**What is being asked**: Copy the records below exactly, starting at the line that contains "Give me the TikZ source for this diagram." and ending at the line that contains "(bl) -- (527,516);"; leave out any pictures.
***** Task inputs *****
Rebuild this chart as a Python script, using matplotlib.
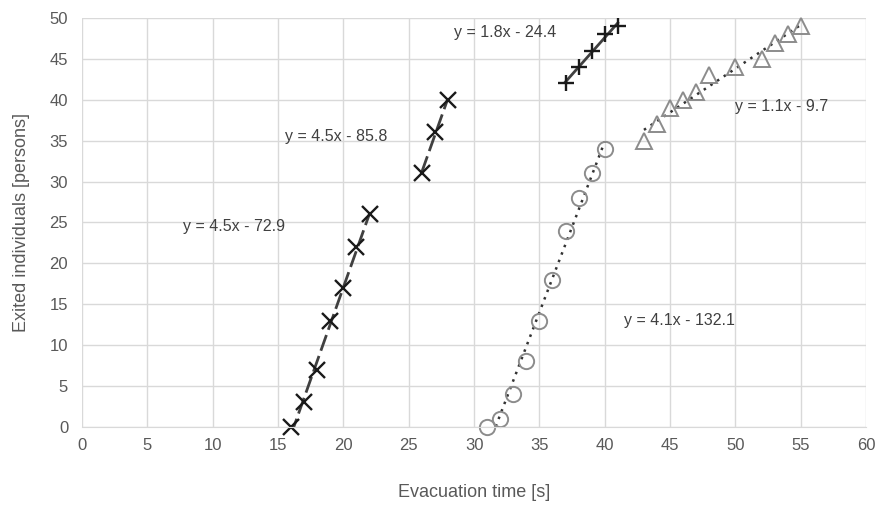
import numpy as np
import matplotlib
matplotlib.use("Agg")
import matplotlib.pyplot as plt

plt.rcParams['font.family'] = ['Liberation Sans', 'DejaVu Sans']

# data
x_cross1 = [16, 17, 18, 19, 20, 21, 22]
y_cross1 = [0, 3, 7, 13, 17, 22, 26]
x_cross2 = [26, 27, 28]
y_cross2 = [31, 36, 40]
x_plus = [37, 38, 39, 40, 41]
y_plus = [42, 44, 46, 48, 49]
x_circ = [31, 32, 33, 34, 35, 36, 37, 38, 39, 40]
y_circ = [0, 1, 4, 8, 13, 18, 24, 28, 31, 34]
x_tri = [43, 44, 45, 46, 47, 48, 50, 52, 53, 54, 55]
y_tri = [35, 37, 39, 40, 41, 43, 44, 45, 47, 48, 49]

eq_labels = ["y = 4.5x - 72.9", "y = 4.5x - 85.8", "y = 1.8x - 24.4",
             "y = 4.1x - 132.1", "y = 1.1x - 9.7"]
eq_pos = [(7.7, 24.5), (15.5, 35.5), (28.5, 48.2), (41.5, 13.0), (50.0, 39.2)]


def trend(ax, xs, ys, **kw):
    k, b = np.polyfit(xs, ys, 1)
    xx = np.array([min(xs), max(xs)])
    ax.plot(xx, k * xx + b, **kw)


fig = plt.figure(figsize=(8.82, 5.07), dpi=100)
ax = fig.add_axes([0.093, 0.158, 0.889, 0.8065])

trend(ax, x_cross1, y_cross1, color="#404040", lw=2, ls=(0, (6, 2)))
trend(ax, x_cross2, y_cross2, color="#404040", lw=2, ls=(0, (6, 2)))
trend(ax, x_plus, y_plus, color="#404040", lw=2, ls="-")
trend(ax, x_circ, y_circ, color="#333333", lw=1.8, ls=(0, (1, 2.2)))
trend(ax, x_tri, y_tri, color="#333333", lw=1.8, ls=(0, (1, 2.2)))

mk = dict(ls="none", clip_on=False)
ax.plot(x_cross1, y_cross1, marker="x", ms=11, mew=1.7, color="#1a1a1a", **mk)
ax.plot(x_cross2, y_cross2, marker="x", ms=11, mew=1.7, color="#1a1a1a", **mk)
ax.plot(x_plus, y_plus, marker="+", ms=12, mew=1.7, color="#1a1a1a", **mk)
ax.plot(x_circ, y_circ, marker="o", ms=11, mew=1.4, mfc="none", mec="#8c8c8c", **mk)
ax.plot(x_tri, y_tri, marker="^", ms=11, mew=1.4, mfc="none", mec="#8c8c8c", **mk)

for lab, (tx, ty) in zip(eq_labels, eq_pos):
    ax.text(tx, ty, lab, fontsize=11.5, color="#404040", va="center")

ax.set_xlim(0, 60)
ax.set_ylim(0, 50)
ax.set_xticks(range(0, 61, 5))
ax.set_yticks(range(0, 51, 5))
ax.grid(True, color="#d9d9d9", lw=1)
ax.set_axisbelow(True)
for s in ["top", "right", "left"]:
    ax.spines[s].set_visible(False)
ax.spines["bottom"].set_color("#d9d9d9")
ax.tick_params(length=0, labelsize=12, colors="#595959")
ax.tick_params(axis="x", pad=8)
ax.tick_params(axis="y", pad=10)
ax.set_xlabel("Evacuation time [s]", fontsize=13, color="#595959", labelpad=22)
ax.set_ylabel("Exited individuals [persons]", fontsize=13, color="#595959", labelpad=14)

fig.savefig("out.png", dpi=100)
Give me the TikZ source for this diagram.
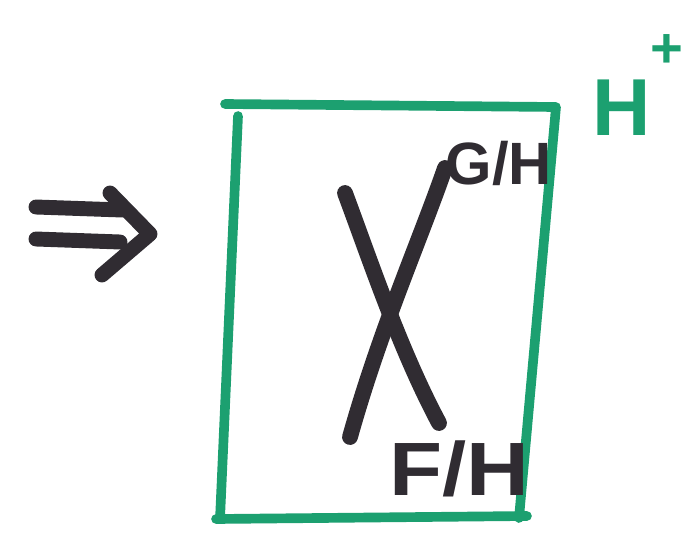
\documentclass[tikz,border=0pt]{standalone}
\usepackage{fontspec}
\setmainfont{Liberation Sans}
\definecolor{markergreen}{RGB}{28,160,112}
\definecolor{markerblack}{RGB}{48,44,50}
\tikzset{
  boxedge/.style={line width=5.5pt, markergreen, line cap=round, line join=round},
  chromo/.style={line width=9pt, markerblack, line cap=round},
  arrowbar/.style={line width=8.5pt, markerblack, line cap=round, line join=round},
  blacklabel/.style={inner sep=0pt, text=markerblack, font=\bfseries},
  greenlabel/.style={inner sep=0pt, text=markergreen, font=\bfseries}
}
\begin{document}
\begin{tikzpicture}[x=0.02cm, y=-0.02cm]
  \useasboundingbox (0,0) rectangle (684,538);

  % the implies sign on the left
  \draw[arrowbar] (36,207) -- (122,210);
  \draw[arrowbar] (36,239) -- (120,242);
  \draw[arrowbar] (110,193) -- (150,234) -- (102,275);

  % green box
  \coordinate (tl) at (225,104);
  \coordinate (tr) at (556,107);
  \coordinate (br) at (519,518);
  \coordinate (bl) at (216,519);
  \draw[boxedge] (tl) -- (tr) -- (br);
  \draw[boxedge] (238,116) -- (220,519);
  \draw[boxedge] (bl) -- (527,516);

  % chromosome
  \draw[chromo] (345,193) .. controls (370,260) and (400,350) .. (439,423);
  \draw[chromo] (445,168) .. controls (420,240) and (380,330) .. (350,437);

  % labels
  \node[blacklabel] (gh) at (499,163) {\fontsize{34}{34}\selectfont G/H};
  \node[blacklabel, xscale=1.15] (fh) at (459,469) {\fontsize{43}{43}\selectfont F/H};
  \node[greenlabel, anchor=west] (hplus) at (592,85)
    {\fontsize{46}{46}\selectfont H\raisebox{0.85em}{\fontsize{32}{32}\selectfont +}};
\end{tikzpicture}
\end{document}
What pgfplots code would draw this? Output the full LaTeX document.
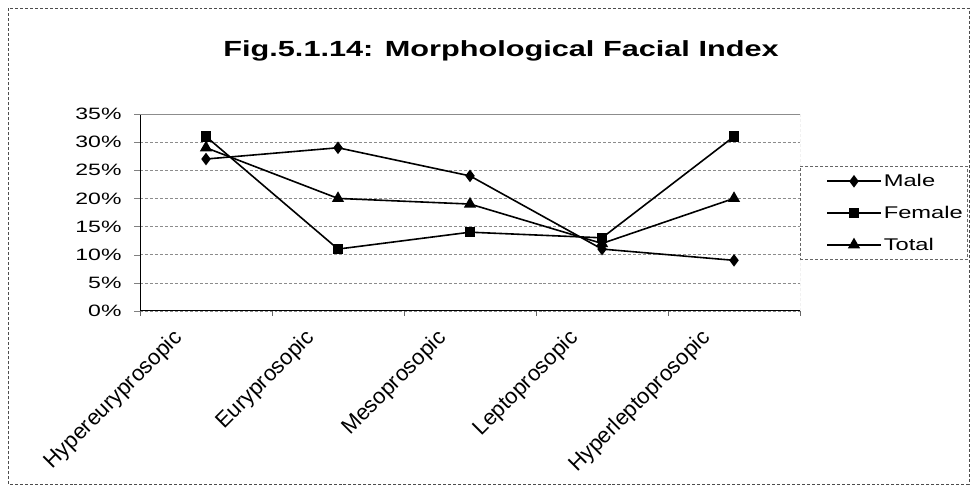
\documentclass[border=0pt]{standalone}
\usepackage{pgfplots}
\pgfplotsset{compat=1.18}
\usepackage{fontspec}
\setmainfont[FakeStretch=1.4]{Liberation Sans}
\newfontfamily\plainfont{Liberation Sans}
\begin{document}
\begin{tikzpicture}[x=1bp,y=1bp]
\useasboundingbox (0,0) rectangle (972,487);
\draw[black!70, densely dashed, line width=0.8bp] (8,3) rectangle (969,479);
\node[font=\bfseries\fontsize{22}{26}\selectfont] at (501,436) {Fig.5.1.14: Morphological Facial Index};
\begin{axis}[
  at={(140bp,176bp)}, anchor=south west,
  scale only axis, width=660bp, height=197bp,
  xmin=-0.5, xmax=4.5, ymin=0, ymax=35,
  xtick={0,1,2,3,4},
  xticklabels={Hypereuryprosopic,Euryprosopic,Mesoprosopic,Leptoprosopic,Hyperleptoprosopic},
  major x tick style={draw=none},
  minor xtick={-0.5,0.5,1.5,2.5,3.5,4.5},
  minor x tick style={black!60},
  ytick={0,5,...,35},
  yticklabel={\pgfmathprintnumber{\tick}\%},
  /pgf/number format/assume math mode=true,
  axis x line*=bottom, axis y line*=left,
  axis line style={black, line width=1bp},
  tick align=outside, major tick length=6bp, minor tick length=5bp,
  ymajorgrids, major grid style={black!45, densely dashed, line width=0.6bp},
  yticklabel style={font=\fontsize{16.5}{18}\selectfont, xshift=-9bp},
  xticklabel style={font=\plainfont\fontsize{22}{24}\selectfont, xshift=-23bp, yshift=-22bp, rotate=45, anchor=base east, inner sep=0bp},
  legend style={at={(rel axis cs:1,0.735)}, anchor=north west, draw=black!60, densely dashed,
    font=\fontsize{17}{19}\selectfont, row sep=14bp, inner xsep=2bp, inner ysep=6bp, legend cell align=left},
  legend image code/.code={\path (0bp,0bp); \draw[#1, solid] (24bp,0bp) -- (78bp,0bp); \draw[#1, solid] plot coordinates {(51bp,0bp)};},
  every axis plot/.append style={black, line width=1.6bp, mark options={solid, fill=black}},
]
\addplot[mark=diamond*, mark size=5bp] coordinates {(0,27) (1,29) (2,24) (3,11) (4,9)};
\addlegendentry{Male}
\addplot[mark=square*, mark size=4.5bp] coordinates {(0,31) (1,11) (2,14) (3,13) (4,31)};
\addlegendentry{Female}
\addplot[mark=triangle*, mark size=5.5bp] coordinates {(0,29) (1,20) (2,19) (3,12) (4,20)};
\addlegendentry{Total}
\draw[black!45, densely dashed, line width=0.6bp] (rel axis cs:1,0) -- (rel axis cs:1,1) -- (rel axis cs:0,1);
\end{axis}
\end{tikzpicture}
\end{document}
*****
**Answer to the exercise**:
Give me the TikZ source for this diagram.
\documentclass[tikz,border=0pt]{standalone}
\usepackage{fontspec}
\setmainfont{Liberation Sans}
\definecolor{markergreen}{RGB}{28,160,112}
\definecolor{markerblack}{RGB}{48,44,50}
\tikzset{
  boxedge/.style={line width=5.5pt, markergreen, line cap=round, line join=round},
  chromo/.style={line width=9pt, markerblack, line cap=round},
  arrowbar/.style={line width=8.5pt, markerblack, line cap=round, line join=round},
  blacklabel/.style={inner sep=0pt, text=markerblack, font=\bfseries},
  greenlabel/.style={inner sep=0pt, text=markergreen, font=\bfseries}
}
\begin{document}
\begin{tikzpicture}[x=0.02cm, y=-0.02cm]
  \useasboundingbox (0,0) rectangle (684,538);

  % the implies sign on the left
  \draw[arrowbar] (36,207) -- (122,210);
  \draw[arrowbar] (36,239) -- (120,242);
  \draw[arrowbar] (110,193) -- (150,234) -- (102,275);

  % green box
  \coordinate (tl) at (225,104);
  \coordinate (tr) at (556,107);
  \coordinate (br) at (519,518);
  \coordinate (bl) at (216,519);
  \draw[boxedge] (tl) -- (tr) -- (br);
  \draw[boxedge] (238,116) -- (220,519);
  \draw[boxedge] (bl) -- (527,516);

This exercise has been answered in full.